** Start of RECORD SET **

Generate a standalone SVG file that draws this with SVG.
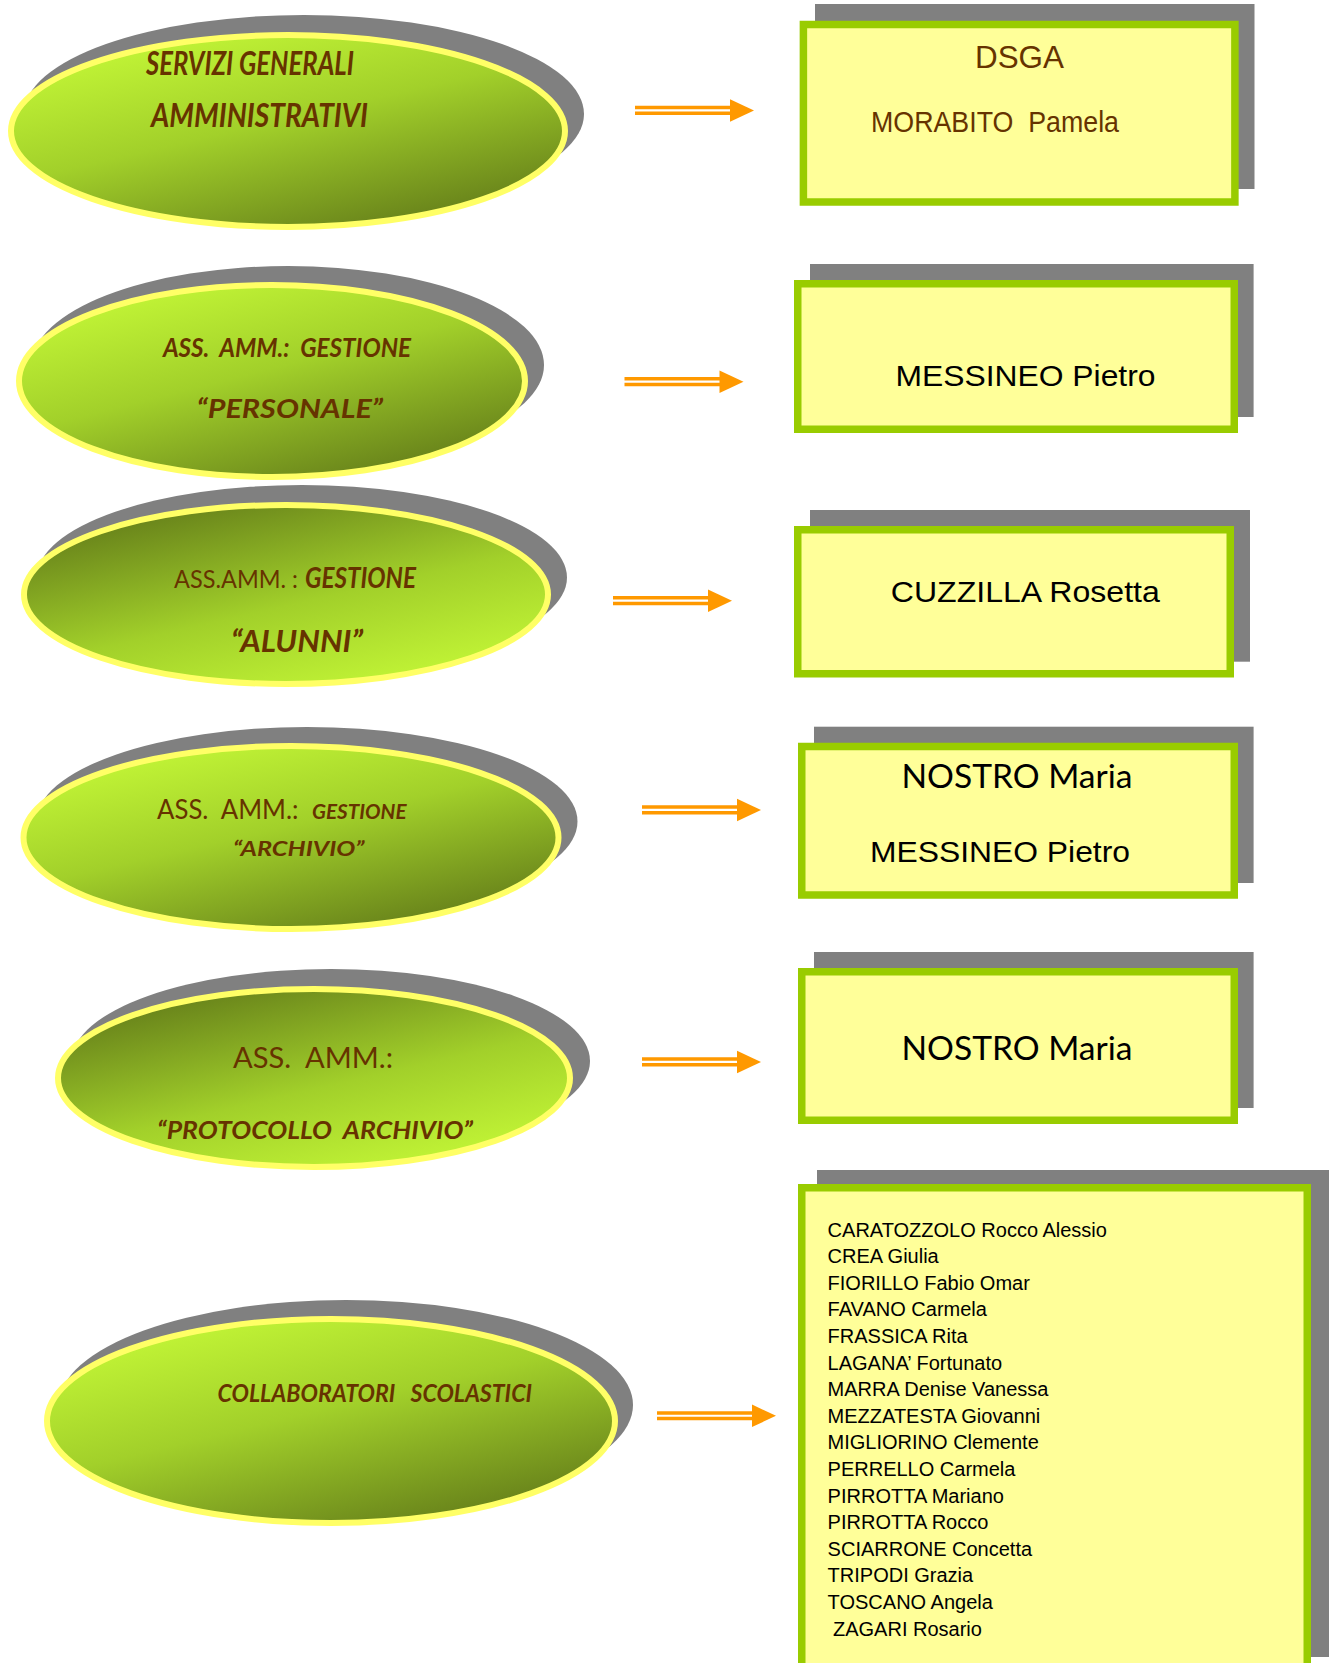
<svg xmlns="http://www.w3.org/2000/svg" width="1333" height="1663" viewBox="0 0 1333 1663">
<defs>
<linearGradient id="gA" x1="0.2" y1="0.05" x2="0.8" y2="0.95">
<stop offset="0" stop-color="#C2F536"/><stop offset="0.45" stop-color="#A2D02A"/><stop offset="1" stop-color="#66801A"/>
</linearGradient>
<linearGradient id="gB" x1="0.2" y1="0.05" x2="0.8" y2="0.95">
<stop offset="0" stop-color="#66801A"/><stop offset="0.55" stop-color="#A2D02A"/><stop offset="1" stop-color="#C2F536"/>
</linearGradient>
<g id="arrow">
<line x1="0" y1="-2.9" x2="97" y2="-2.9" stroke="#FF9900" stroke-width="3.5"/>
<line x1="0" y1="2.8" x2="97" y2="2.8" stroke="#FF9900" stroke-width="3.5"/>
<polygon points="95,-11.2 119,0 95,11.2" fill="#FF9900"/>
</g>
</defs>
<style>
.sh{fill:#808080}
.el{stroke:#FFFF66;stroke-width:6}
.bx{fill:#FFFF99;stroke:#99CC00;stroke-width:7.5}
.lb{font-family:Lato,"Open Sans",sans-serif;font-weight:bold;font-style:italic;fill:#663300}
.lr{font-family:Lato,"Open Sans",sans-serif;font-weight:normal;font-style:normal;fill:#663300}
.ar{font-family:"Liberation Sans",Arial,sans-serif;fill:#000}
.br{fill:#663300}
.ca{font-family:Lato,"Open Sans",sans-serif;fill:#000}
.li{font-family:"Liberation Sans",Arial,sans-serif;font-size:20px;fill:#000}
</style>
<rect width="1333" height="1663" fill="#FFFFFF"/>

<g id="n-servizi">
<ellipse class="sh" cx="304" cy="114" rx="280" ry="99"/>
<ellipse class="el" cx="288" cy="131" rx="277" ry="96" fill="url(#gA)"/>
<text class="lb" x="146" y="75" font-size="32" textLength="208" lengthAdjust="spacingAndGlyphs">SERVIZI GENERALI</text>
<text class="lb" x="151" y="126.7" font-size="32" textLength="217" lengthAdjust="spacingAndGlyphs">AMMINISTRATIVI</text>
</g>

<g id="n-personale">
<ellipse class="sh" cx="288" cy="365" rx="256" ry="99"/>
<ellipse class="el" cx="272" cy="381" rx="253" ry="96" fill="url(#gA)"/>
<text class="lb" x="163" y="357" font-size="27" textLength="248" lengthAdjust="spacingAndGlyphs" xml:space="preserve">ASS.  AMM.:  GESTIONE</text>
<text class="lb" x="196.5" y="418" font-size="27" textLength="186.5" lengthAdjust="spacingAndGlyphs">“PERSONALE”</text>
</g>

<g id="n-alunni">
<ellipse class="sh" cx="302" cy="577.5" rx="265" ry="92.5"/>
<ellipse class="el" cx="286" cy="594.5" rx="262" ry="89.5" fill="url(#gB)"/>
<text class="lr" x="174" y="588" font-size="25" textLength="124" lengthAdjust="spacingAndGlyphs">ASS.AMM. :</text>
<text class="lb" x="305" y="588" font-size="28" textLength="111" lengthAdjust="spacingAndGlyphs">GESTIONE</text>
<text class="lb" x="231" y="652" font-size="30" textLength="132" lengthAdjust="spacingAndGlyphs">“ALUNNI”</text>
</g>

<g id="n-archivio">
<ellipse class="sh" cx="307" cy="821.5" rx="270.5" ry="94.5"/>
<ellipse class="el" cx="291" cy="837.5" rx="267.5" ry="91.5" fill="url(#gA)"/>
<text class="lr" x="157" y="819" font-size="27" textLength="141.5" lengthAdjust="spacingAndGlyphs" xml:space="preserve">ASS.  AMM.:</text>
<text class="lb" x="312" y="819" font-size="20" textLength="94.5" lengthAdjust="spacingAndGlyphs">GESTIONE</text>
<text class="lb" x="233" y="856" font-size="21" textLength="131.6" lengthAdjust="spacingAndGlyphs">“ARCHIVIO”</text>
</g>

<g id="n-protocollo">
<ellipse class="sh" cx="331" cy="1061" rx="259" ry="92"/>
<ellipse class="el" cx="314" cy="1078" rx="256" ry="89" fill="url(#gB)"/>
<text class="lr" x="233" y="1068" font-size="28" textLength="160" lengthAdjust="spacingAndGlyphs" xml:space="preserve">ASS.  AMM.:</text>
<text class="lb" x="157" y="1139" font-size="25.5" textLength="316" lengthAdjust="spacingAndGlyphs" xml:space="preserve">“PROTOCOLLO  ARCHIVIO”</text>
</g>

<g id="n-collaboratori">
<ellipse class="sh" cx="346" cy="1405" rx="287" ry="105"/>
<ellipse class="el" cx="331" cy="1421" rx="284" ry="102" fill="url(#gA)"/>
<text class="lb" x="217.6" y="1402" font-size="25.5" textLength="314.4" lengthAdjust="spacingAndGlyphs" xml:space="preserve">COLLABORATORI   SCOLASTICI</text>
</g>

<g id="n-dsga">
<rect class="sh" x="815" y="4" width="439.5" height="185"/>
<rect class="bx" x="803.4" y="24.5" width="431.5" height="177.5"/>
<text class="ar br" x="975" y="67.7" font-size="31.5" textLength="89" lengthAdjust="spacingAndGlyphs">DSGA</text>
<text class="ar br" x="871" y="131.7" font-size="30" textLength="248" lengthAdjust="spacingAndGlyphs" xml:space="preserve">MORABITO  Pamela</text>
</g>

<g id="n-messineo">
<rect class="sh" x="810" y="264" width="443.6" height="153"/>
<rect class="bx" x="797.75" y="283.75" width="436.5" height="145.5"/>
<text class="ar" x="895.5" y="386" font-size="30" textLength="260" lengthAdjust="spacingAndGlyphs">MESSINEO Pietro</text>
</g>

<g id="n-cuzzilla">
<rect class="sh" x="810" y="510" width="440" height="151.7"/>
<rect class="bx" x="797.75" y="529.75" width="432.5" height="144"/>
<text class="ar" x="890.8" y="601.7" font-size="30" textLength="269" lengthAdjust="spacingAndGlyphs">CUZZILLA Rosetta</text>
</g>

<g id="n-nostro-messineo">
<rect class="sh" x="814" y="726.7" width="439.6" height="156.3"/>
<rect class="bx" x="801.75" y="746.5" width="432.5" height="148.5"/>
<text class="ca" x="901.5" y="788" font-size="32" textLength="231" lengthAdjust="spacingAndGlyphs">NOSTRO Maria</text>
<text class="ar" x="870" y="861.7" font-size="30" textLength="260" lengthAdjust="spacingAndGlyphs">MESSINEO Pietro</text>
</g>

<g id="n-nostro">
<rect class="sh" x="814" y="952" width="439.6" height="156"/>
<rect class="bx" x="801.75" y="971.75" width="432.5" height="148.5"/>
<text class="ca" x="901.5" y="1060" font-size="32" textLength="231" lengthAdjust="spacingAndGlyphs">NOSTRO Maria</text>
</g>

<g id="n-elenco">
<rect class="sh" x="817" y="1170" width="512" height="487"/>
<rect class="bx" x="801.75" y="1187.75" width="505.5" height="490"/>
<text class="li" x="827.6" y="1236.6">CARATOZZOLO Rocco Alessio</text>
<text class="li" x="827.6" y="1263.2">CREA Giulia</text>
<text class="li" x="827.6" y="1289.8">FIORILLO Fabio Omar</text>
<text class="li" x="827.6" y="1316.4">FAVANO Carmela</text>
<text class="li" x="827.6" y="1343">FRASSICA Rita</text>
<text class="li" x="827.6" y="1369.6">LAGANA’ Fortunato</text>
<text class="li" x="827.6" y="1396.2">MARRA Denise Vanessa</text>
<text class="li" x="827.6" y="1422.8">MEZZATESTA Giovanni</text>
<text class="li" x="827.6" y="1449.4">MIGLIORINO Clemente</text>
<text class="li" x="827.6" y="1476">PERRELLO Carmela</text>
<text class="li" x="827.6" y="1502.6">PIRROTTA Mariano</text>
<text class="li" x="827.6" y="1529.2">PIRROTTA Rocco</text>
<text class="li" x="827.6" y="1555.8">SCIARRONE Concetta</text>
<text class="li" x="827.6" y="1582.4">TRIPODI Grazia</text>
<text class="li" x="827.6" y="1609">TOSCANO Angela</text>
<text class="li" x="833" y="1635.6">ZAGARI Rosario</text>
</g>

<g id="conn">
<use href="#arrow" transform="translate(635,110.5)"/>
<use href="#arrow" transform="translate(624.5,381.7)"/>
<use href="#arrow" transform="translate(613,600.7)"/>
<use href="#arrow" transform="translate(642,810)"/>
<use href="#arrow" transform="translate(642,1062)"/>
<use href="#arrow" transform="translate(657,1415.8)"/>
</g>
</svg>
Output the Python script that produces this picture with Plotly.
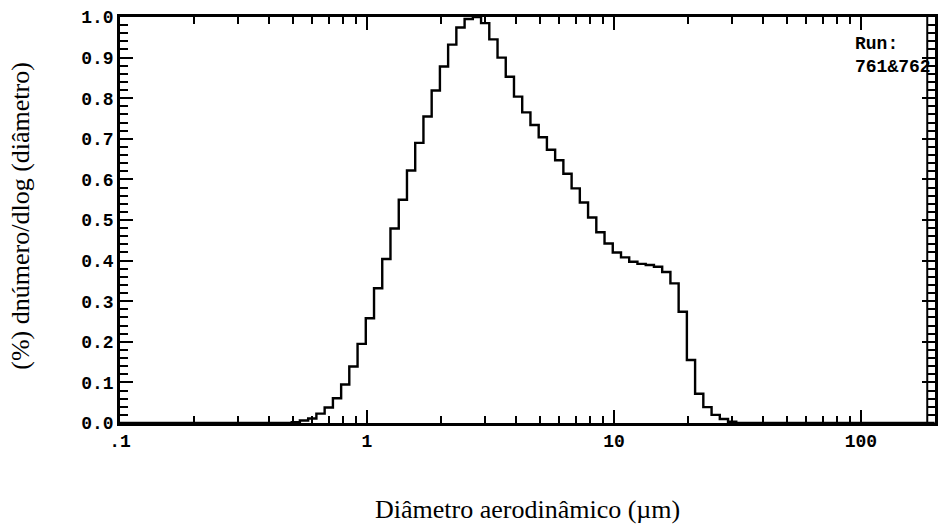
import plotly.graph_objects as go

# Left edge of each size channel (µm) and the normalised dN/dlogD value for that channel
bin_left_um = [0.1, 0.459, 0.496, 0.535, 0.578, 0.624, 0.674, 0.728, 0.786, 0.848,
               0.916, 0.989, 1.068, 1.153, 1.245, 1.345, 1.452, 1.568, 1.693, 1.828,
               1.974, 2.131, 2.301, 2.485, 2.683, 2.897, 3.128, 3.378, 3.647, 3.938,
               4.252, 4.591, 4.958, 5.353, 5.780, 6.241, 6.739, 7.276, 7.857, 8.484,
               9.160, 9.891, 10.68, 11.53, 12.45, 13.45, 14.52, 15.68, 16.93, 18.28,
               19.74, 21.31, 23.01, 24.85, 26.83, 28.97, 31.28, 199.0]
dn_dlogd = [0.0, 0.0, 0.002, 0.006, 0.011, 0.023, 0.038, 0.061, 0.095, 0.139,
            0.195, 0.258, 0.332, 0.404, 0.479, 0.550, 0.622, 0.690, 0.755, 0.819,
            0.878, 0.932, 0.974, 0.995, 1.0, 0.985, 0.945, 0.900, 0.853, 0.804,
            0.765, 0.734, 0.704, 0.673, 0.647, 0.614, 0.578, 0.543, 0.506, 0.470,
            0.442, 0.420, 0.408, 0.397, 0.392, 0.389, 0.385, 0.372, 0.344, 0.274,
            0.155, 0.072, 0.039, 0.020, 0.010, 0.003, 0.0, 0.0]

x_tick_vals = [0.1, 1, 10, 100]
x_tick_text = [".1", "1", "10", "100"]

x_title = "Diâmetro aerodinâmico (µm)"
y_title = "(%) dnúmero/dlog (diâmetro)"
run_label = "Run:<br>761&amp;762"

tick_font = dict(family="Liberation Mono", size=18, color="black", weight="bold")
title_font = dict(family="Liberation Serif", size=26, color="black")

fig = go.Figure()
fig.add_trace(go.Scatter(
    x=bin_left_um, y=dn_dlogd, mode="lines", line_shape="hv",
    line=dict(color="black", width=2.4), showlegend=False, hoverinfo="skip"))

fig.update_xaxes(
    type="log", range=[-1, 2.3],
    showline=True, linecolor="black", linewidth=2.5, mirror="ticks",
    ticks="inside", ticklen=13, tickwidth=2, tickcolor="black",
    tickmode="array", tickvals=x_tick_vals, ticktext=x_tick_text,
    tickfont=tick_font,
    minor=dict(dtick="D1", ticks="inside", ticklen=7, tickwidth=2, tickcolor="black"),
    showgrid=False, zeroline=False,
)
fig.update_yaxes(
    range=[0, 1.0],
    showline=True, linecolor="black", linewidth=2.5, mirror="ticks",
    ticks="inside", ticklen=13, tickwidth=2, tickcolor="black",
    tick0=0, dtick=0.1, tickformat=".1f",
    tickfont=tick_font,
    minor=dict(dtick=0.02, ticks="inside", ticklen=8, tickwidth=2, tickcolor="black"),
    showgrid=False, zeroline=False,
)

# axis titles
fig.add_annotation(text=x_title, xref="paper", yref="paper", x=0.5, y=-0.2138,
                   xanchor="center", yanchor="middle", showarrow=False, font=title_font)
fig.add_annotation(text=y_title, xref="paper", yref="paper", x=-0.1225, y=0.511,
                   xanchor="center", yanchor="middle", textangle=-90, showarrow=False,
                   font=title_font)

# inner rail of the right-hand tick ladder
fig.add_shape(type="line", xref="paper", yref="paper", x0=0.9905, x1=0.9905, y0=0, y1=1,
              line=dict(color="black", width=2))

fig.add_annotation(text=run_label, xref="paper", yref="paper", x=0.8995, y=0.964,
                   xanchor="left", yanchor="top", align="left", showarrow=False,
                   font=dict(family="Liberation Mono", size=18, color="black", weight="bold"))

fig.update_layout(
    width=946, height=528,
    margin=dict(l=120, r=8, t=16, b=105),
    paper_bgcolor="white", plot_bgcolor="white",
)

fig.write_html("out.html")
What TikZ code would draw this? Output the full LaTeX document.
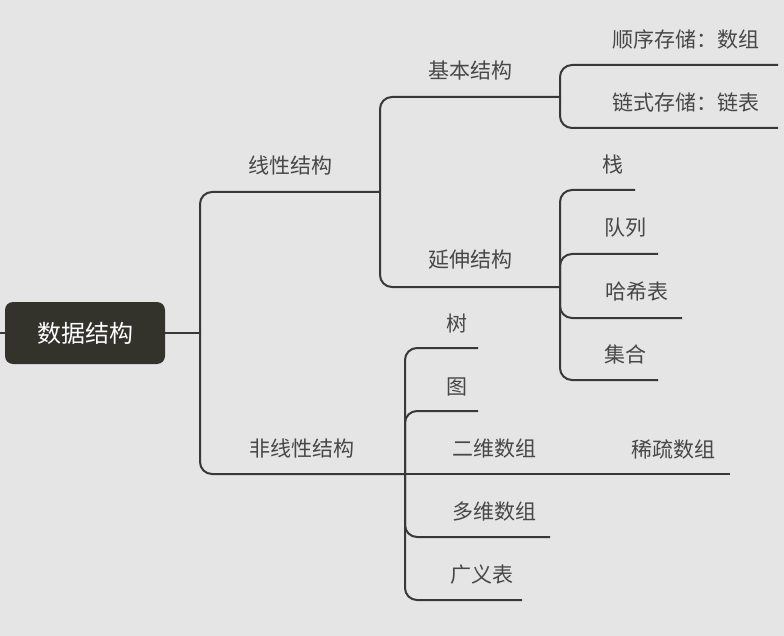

** End of RECORD SET **

Leave out the pictures and transcribe exactly the lines from the one containing "Output the Python" through the one containing "import plotly.graph_objects as go".

▶ OUTPUT OF THE TASK:
Output the Python script that produces this picture with Plotly.
import plotly.graph_objects as go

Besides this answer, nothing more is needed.